Goal: Leave out the pictures and copy everything else below exactly.

Dataset excerpt:
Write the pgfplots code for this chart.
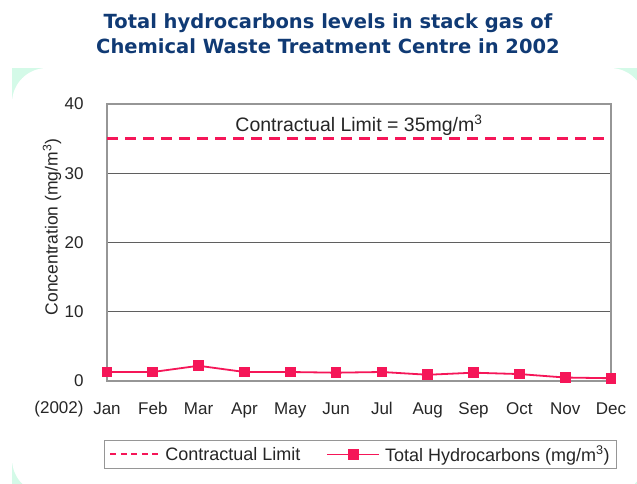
\documentclass[border=0pt]{standalone}
\usepackage{fontspec}
\setmainfont{Liberation Sans}
\newfontfamily\titlefont{DejaVu Sans}
\usepackage{pgfplots}
\pgfplotsset{compat=1.18}
\definecolor{hcpink}{RGB}{245,22,88}
\definecolor{titleblue}{RGB}{16,58,116}
\definecolor{mint}{RGB}{212,250,232}
\definecolor{gridgray}{RGB}{95,95,95}
\definecolor{framegray}{RGB}{150,150,150}

\pgfplotstableread{
x  thc
0  1.3
1  1.3
2  2.2
3  1.3
4  1.3
5  1.2
6  1.3
7  0.9
8  1.2
9  1.0
10 0.5
11 0.4
}\thcdata

\begin{document}
\begin{tikzpicture}[x=1pt,y=1pt]
\useasboundingbox (0,0) rectangle (637,484);
% background frame
\fill[mint] (12,0) rectangle (637,416);
\fill[white, rounded corners=35pt] (12,-10) rectangle (645,416);
% title
\node[font=\titlefont\bfseries\fontsize{19.5}{25}\selectfont, text=titleblue, align=center]
  at (328,450) {Total hydrocarbons levels in stack gas of\\Chemical Waste Treatment Centre in 2002};
\begin{axis}[
    at={(107pt,103pt)}, anchor=south west,
    scale only axis,
    width=504pt, height=277pt,
    xmin=0, xmax=11,
    ymin=0, ymax=40,
    xtick={0,...,11},
    xticklabels={Jan,Feb,Mar,Apr,May,Jun,Jul,Aug,Sep,Oct,Nov,Dec},
    ytick={0,10,20,30,40},
    major tick length=0pt,
    ymajorgrids,
    grid style={gridgray, line width=1pt},
    axis line style={framegray, line width=1.8pt},
    ticklabel style={font=\fontsize{17}{20}\selectfont, text=black!85},
    /pgf/number format/assume math mode=true,
    xticklabel style={yshift=-18pt},
    yticklabel style={xshift=-20pt},
    ylabel={Concentration (mg/m\textsuperscript{3})},
    ylabel style={at={(axis description cs:-0.109,0.556)}, anchor=center, font=\fontsize{17.5}{20}\selectfont, text=black!85},
    clip=false,
    legend columns=2,
    legend style={at={(axis description cs:0.503,-0.265)}, anchor=center,
      draw=framegray, line width=1.2pt, font=\fontsize{18}{20}\selectfont,
      text=black!85, inner xsep=5pt, inner ysep=4pt,
      /tikz/every even column/.append style={column sep=24pt}},
    legend image code/.code={\draw[mark repeat=2,mark phase=2] plot coordinates {(0pt,0pt) (26pt,0pt) (52pt,0pt)};},
]
\addplot[hcpink, line width=2.4pt, dash pattern=on 11pt off 7pt, mark=none,
  legend image post style={dash pattern=on 6pt off 4.5pt, line width=2pt}] coordinates {(0,35) (11,35)};
\addlegendentry{Contractual Limit}
\addplot[hcpink, line width=1.8pt, mark=square*, mark size=4.5pt, mark options={solid}] table[x=x, y=thc] {\thcdata};
\addlegendentry{\hspace{3pt}Total Hydrocarbons (mg/m\textsuperscript{3})}
\node[font=\fontsize{19.5}{22}\selectfont, text=black!85] at (axis cs:5.5,36.9) {Contractual Limit = 35mg/m\textsuperscript{3}};
\end{axis}
\node[font=\fontsize{17}{20}\selectfont, text=black!85] at (59,75) {(2002)};
\end{tikzpicture}
\end{document}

Exercise output:
Write the pgfplots code for this chart.
\documentclass[border=0pt]{standalone}
\usepackage{fontspec}
\setmainfont{Liberation Sans}
\newfontfamily\titlefont{DejaVu Sans}
\usepackage{pgfplots}
\pgfplotsset{compat=1.18}
\definecolor{hcpink}{RGB}{245,22,88}
\definecolor{titleblue}{RGB}{16,58,116}
\definecolor{mint}{RGB}{212,250,232}
\definecolor{gridgray}{RGB}{95,95,95}
\definecolor{framegray}{RGB}{150,150,150}

\pgfplotstableread{
x  thc
0  1.3
1  1.3
2  2.2
3  1.3
4  1.3
5  1.2
6  1.3
7  0.9
8  1.2
9  1.0
10 0.5
11 0.4
}\thcdata

\begin{document}
\begin{tikzpicture}[x=1pt,y=1pt]
\useasboundingbox (0,0) rectangle (637,484);
% background frame
\fill[mint] (12,0) rectangle (637,416);
\fill[white, rounded corners=35pt] (12,-10) rectangle (645,416);
% title
\node[font=\titlefont\bfseries\fontsize{19.5}{25}\selectfont, text=titleblue, align=center]
  at (328,450) {Total hydrocarbons levels in stack gas of\\Chemical Waste Treatment Centre in 2002};
\begin{axis}[
    at={(107pt,103pt)}, anchor=south west,
    scale only axis,
    width=504pt, height=277pt,
    xmin=0, xmax=11,
    ymin=0, ymax=40,
    xtick={0,...,11},
    xticklabels={Jan,Feb,Mar,Apr,May,Jun,Jul,Aug,Sep,Oct,Nov,Dec},
    ytick={0,10,20,30,40},
    major tick length=0pt,
    ymajorgrids,
    grid style={gridgray, line width=1pt},
    axis line style={framegray, line width=1.8pt},
    ticklabel style={font=\fontsize{17}{20}\selectfont, text=black!85},
    /pgf/number format/assume math mode=true,
    xticklabel style={yshift=-18pt},
    yticklabel style={xshift=-20pt},
    ylabel={Concentration (mg/m\textsuperscript{3})},
    ylabel style={at={(axis description cs:-0.109,0.556)}, anchor=center, font=\fontsize{17.5}{20}\selectfont, text=black!85},
    clip=false,
    legend columns=2,
    legend style={at={(axis description cs:0.503,-0.265)}, anchor=center,
      draw=framegray, line width=1.2pt, font=\fontsize{18}{20}\selectfont,
      text=black!85, inner xsep=5pt, inner ysep=4pt,
      /tikz/every even column/.append style={column sep=24pt}},
    legend image code/.code={\draw[mark repeat=2,mark phase=2] plot coordinates {(0pt,0pt) (26pt,0pt) (52pt,0pt)};},
]
\addplot[hcpink, line width=2.4pt, dash pattern=on 11pt off 7pt, mark=none,
  legend image post style={dash pattern=on 6pt off 4.5pt, line width=2pt}] coordinates {(0,35) (11,35)};
\addlegendentry{Contractual Limit}
\addplot[hcpink, line width=1.8pt, mark=square*, mark size=4.5pt, mark options={solid}] table[x=x, y=thc] {\thcdata};
\addlegendentry{\hspace{3pt}Total Hydrocarbons (mg/m\textsuperscript{3})}
\node[font=\fontsize{19.5}{22}\selectfont, text=black!85] at (axis cs:5.5,36.9) {Contractual Limit = 35mg/m\textsuperscript{3}};
\end{axis}
\node[font=\fontsize{17}{20}\selectfont, text=black!85] at (59,75) {(2002)};
\end{tikzpicture}
\end{document}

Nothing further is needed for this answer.